__Exercise aim__. Skip any picture you find and retype all the remaining lines exactly.

__Given data__.

• • • • •

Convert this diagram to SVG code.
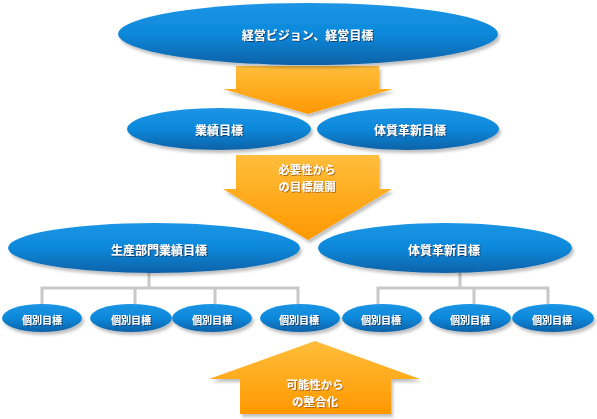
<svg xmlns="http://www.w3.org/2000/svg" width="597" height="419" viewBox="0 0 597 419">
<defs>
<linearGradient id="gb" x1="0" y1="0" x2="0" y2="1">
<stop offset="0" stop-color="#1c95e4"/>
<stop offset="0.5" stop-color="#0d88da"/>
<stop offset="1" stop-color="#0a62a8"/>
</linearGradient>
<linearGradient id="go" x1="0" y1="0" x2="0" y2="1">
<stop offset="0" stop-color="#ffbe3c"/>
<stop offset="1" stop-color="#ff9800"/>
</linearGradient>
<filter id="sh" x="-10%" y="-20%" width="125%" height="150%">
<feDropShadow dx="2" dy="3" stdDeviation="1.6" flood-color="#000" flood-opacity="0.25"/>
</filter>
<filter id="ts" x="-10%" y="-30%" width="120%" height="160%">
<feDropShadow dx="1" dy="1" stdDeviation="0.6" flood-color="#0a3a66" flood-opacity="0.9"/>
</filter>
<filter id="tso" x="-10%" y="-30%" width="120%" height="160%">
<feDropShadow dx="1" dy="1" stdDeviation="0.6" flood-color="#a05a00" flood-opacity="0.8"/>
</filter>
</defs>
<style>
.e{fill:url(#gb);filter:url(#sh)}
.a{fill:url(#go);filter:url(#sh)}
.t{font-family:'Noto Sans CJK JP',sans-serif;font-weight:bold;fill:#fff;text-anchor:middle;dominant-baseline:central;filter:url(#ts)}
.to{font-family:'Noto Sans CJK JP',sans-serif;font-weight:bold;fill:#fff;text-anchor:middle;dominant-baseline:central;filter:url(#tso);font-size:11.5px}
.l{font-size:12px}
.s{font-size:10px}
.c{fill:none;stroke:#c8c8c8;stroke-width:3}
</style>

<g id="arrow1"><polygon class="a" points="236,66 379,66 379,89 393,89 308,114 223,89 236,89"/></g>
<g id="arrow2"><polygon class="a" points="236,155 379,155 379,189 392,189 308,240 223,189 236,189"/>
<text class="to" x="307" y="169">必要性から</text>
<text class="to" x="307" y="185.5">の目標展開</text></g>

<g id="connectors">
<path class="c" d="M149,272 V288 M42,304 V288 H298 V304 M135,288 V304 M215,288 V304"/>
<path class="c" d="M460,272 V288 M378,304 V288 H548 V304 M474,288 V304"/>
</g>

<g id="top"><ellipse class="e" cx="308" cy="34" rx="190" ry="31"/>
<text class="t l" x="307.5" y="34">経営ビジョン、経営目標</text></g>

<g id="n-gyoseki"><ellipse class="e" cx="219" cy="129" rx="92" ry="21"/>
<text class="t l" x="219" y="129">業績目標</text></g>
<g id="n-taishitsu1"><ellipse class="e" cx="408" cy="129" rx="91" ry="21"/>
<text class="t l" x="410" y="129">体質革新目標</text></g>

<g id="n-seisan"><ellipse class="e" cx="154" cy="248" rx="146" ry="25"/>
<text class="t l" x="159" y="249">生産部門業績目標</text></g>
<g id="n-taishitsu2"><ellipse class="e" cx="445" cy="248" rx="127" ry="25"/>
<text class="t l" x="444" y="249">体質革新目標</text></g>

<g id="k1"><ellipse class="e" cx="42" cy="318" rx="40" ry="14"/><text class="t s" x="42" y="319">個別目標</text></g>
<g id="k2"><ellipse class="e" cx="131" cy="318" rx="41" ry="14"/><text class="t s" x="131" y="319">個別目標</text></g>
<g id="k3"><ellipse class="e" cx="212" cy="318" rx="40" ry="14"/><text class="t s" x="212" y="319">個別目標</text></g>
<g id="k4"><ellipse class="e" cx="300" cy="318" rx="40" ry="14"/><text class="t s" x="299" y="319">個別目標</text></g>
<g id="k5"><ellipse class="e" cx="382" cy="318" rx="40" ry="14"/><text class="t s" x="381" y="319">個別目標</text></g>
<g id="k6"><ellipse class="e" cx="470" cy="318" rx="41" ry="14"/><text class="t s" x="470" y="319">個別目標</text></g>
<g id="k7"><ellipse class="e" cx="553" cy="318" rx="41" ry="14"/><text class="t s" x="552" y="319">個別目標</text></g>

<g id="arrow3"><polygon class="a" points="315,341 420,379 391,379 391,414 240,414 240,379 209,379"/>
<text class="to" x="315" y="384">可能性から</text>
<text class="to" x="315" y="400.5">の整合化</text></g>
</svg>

• • • • •

__Task solution__.
Convert this diagram to SVG code.
<svg xmlns="http://www.w3.org/2000/svg" width="597" height="419" viewBox="0 0 597 419">
<defs>
<linearGradient id="gb" x1="0" y1="0" x2="0" y2="1">
<stop offset="0" stop-color="#1c95e4"/>
<stop offset="0.5" stop-color="#0d88da"/>
<stop offset="1" stop-color="#0a62a8"/>
</linearGradient>
<linearGradient id="go" x1="0" y1="0" x2="0" y2="1">
<stop offset="0" stop-color="#ffbe3c"/>
<stop offset="1" stop-color="#ff9800"/>
</linearGradient>
<filter id="sh" x="-10%" y="-20%" width="125%" height="150%">
<feDropShadow dx="2" dy="3" stdDeviation="1.6" flood-color="#000" flood-opacity="0.25"/>
</filter>
<filter id="ts" x="-10%" y="-30%" width="120%" height="160%">
<feDropShadow dx="1" dy="1" stdDeviation="0.6" flood-color="#0a3a66" flood-opacity="0.9"/>
</filter>
<filter id="tso" x="-10%" y="-30%" width="120%" height="160%">
<feDropShadow dx="1" dy="1" stdDeviation="0.6" flood-color="#a05a00" flood-opacity="0.8"/>
</filter>
</defs>
<style>
.e{fill:url(#gb);filter:url(#sh)}
.a{fill:url(#go);filter:url(#sh)}
.t{font-family:'Noto Sans CJK JP',sans-serif;font-weight:bold;fill:#fff;text-anchor:middle;dominant-baseline:central;filter:url(#ts)}
.to{font-family:'Noto Sans CJK JP',sans-serif;font-weight:bold;fill:#fff;text-anchor:middle;dominant-baseline:central;filter:url(#tso);font-size:11.5px}
.l{font-size:12px}
.s{font-size:10px}
.c{fill:none;stroke:#c8c8c8;stroke-width:3}
</style>

<g id="arrow1"><polygon class="a" points="236,66 379,66 379,89 393,89 308,114 223,89 236,89"/></g>
<g id="arrow2"><polygon class="a" points="236,155 379,155 379,189 392,189 308,240 223,189 236,189"/>
<text class="to" x="307" y="169">必要性から</text>
<text class="to" x="307" y="185.5">の目標展開</text></g>

<g id="connectors">
<path class="c" d="M149,272 V288 M42,304 V288 H298 V304 M135,288 V304 M215,288 V304"/>
<path class="c" d="M460,272 V288 M378,304 V288 H548 V304 M474,288 V304"/>
</g>

<g id="top"><ellipse class="e" cx="308" cy="34" rx="190" ry="31"/>
<text class="t l" x="307.5" y="34">経営ビジョン、経営目標</text></g>

<g id="n-gyoseki"><ellipse class="e" cx="219" cy="129" rx="92" ry="21"/>
<text class="t l" x="219" y="129">業績目標</text></g>
<g id="n-taishitsu1"><ellipse class="e" cx="408" cy="129" rx="91" ry="21"/>
<text class="t l" x="410" y="129">体質革新目標</text></g>

<g id="n-seisan"><ellipse class="e" cx="154" cy="248" rx="146" ry="25"/>
<text class="t l" x="159" y="249">生産部門業績目標</text></g>
<g id="n-taishitsu2"><ellipse class="e" cx="445" cy="248" rx="127" ry="25"/>
<text class="t l" x="444" y="249">体質革新目標</text></g>

<g id="k1"><ellipse class="e" cx="42" cy="318" rx="40" ry="14"/><text class="t s" x="42" y="319">個別目標</text></g>
<g id="k2"><ellipse class="e" cx="131" cy="318" rx="41" ry="14"/><text class="t s" x="131" y="319">個別目標</text></g>
<g id="k3"><ellipse class="e" cx="212" cy="318" rx="40" ry="14"/><text class="t s" x="212" y="319">個別目標</text></g>
<g id="k4"><ellipse class="e" cx="300" cy="318" rx="40" ry="14"/><text class="t s" x="299" y="319">個別目標</text></g>
<g id="k5"><ellipse class="e" cx="382" cy="318" rx="40" ry="14"/><text class="t s" x="381" y="319">個別目標</text></g>
<g id="k6"><ellipse class="e" cx="470" cy="318" rx="41" ry="14"/><text class="t s" x="470" y="319">個別目標</text></g>
<g id="k7"><ellipse class="e" cx="553" cy="318" rx="41" ry="14"/><text class="t s" x="552" y="319">個別目標</text></g>

<g id="arrow3"><polygon class="a" points="315,341 420,379 391,379 391,414 240,414 240,379 209,379"/>
<text class="to" x="315" y="384">可能性から</text>
<text class="to" x="315" y="400.5">の整合化</text></g>
</svg>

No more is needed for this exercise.